Using this data, observability tools can detect, analyze, and help teams understand the significance of events that occur. This gives an insight into network operations, application security, software development life cycles, and end-user experiences. Going beyond monitoring, observability tools can also identify trends and anomalies, send alerts, and will use data optimization and correlation to produce actionable insights.
Top Observability Tool Features To Look For
When looking for an observability tool for your organization, you should consider the following features:
- Compatibility: Ideally, your solution should be compatible with a range of environments, including public, private, and multi cloud settings.
- Visibility: Your solution should have complete, holistic visibility with no blind spots.
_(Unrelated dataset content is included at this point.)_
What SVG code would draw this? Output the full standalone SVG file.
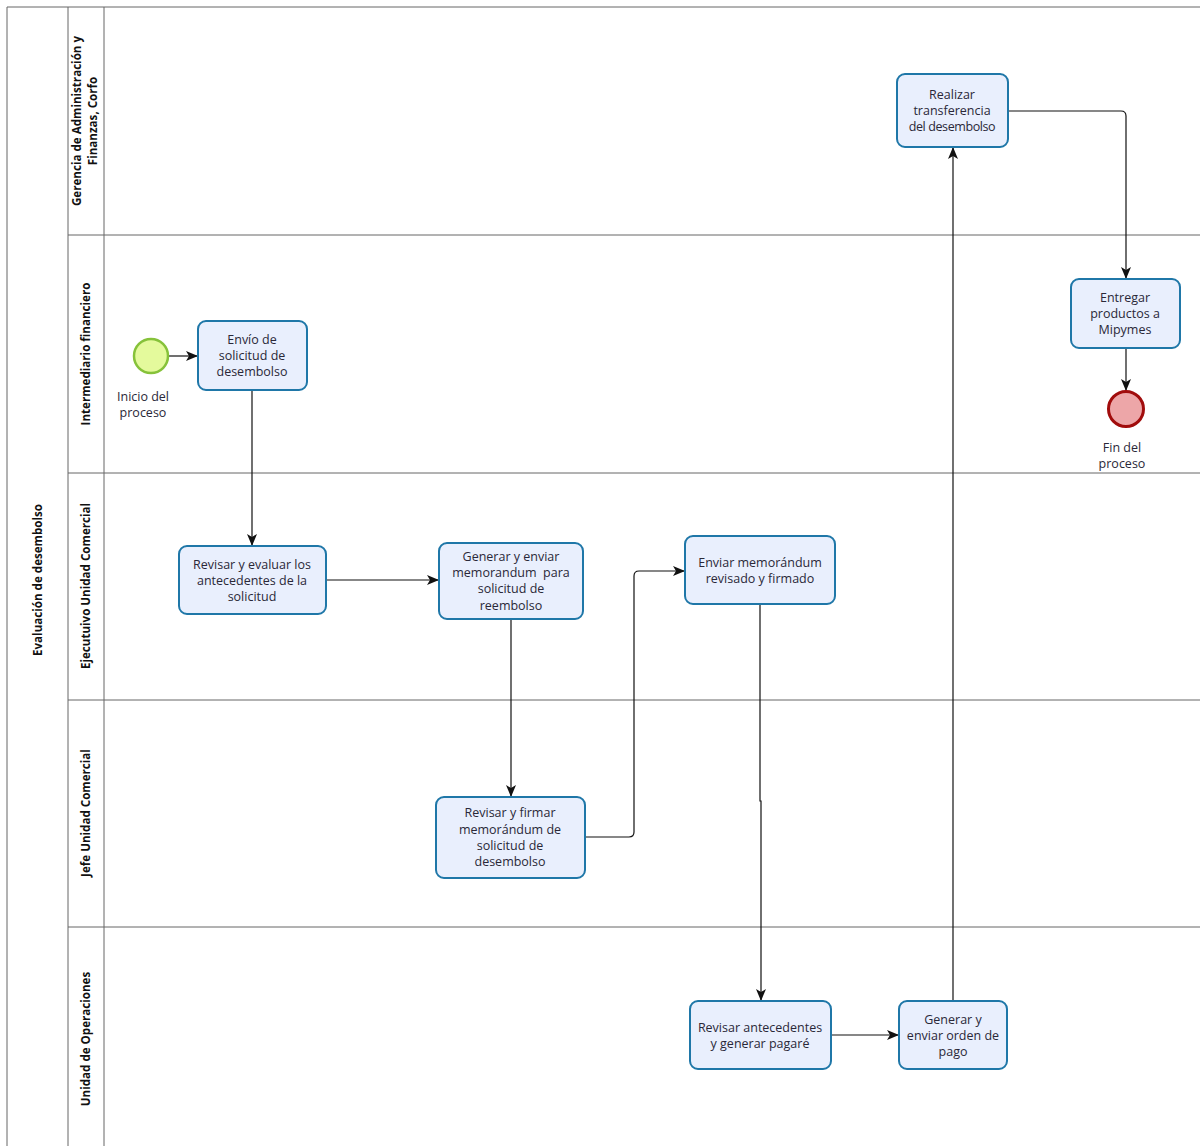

It should offer a comprehensive view of your entire network in order to deliver the best possible service.
- Data Processing: Data processing should be efficient and fast. Some solutions are able to direct certain data to storage units and retrieve it when needed.
- Security And Compliance: Your chosen solution must have robust security features – for example, redacting sensitive information before it leaves your organization – and adhere to any compliance guidelines relevant to your business.
- Alerting: The solution should continuously monitor telemetry data and alert administrators when certain conditions are met and when they aren’t, helping them to identify and investigate critical events.
- Anomaly Detection: The solution should use artificial intelligence and machine learning to automate anomaly. AI can be used on datasets to understand “normal” behavior and create a baseline from which the solution can identify abnormal behavior.
- Data Optimization: Automated capabilities such as data optimization and storage allow for continuous control over mass volumes of data and any costs associated with it.
- Dashboards: Dashboards should be intuitive, clean, easy to navigate, and updated in real-time. Your solution will be collecting and processing mass volumes of telemetry data which needs to be presented in a digestible way. While customization allows for more flexibility, pre-built dashboards can reduce time spent on configurations.
- Customization: Your solution should be customizable to your specific business needs, including configurations, and dashboards.
- Distributed Tracing: Your solution should profile and monitor applications, honing in on exactly where failures and problems arise and identifying the cause.
- Data Correlation: Data correlation is an important feature that can aggregate and pool data, helping to identify trends across data sets and present it in a unified way.